Thanks, there is no problem with the new model file. And I am looking forward to seeing your training code soon.

Guangzhi Wang · Answer 7 · Fri Aug 20 2021 17:16:40 GMT+0800 (China Standard Time)

Hi, our training code is uploaded!

Han Jiang · Answer 8 · Tue Aug 24 2021 22:17:48 GMT+0800 (China Standard Time)

Thanks for your training code, and I have a question about feat_train.npy. I want to know the how to get feat_train.npy? And when I don't use the feature you provide and use pretrain resnet18 as vis_backbone that don't fine-tune, the results of val auc for mitstates get 4.96 which is lower than 6.0 and need more epoch. Can you give me some advice? Another question is how to get 960-dim visual feature?

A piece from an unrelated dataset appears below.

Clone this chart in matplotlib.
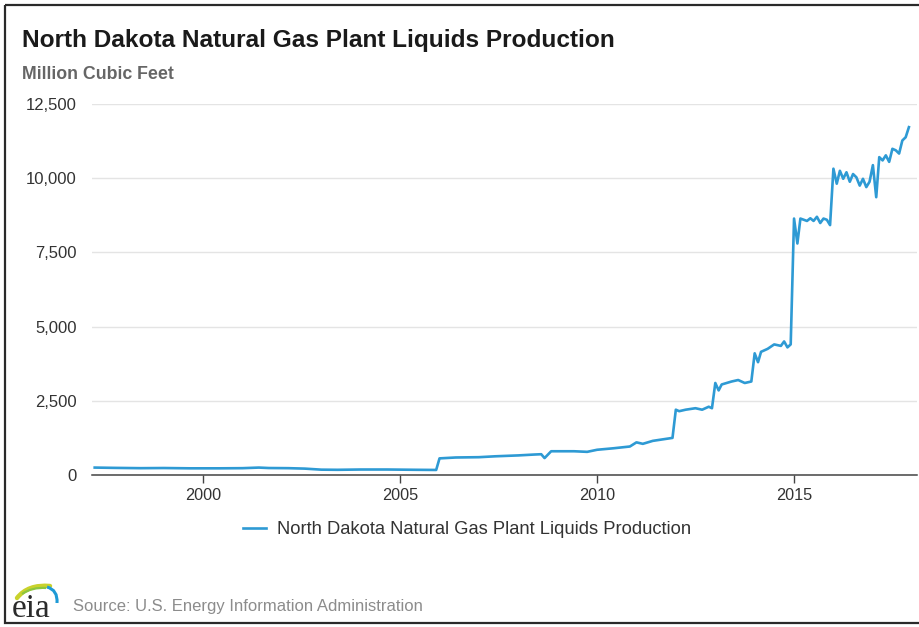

Ziwei XU · Answer 9 · Tue Aug 24 2021 23:01:58 GMT+0800 (China Standard Time)

Hi, could you try the following code snippet to generate feature and let us know how it works?

import numpy as np
import h5py
import torch
from torchvision.models import resnet18
from tqdm.autonotebook import tqdm

from model.datasets.CompositionDataset import CompositionDataset

model = torch.nn.Sequential(*list(resnet18(pretrained=True).children())[:-1]).eval().cuda()
DATA_DIM = 512

for ds_name in ('ut-zap50k', 'mitstates'):
    for phase in ('train', 'val', 'test',):
        dataset = CompositionDataset(f'data/{ds_name}', phase, split='natural-split', embedding_dict=None, precompute_feat=False)
        dataset_len = len(dataset)

        data = np.zeros((dataset_len, DATA_DIM))
        for i in tqdm(range(dataset_len)):
            image, _, _ = dataset.data[i]
            img = dataset.transform(dataset.loader(image))
            feat = model(img.unsqueeze(0).cuda())
            data[i, :] = feat.squeeze().cpu().detach()
        np.save(file=f'data/{ds_name}/feat_{phase}.npy', arr=data)

Guangzhi Wang · Answer 10 · Tue Aug 24 2021 23:09:26 GMT+0800 (China Standard Time)

And for the 960-dim feature, we do average pooling on the features from 1~4 residual blocks, and then concatenate the pooled features (64 channels in 1st block, 128 in 2nd, 256 in 3rd and 512 in 4th, 960 channels in total --> 960 dim feature).

Han Jiang · Answer 11 · Wed Aug 25 2021 14:49:33 GMT+0800 (China Standard Time)

Thanks, when I use the code to extract the feature, and then train the model, I can get similar result in paper, and only need 80+ epoch. By rights, shouldn't it be the same？

Guangzhi Wang · Answer 12 · Wed Aug 25 2021 17:23:33 GMT+0800 (China Standard Time)

Hi, I guess it may be related to your implementation. Have you successfully loaded the pretrained model or use the same transformation on image?

Guangzhi Wang · Answer 13 · Tue Aug 31 2021 17:03:52 GMT+0800 (China Standard Time)

There hasn't been any responses for a few days. I assume this has been solved.